Phoenix followed with the bouncy “Consolation Prizes,” which brought the audience back into a dancing frenzy. An electronic-infused version of the band’s mostly instrumental “Love Like a Sunset” followed.
Shortly afterward, Mars decided that he didn’t like the fans standing in their seats. He welcomed them to fill the aisles and come to the front of the theater, which filled in fast with fans pressing into the front of the stage.
When Mars and the band launched into its most popular song, “1901,” they were set upon by fans with waving arms who shouted every “Hey hey hey hey hey” in the chorus.
Mars stood on top of his vocal monitor and surveyed the faithful. He was connecting with the audience, he knew it, and he was grinning like a foreman observing well-done work by his crew.
And it got better.
When the band retook the stage after a short absence, Mars decided that crowding the theater’s aisles wasn’t close enough for the band’s fans.
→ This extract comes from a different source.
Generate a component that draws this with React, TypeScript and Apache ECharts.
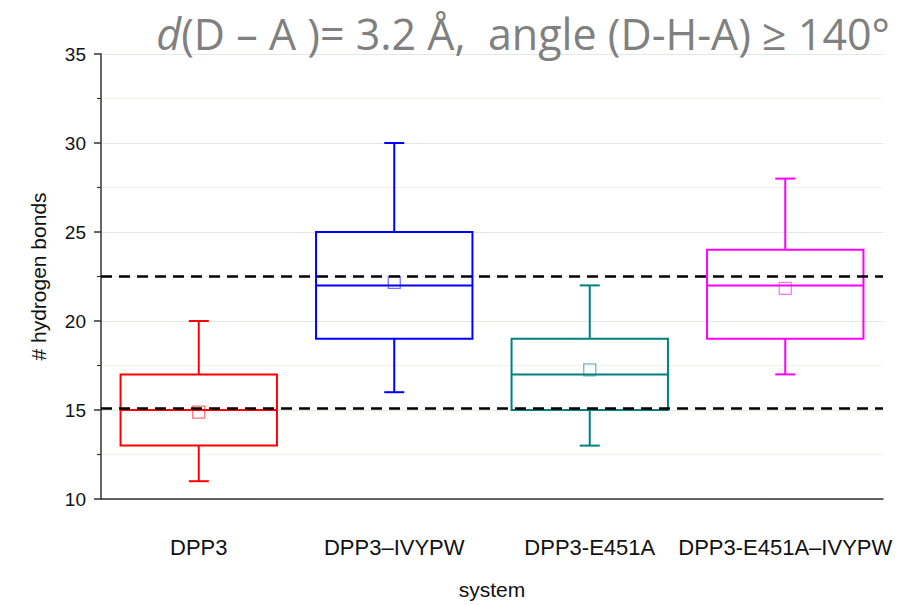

“This is a dance song. If you don’t have space, feel free to come onstage and dance,” Mars said. “Do whatever you want. This is Omaha. This is your place.”
Even more people descended from their seats while Phoenix performed a fast-paced version of “Funky Squaredance,” a dance song full of classic rock riffs from the band’s 2000 debut album, “United.”
Hundreds of people surrounded the band members onstage as they finished the unpredictable night with “Rome,” and I caught smiles from Mars, Mazzalai and guitarist Laurent Brancowitz as they played amid dancing teens and people snapping pictures with the band members in the background.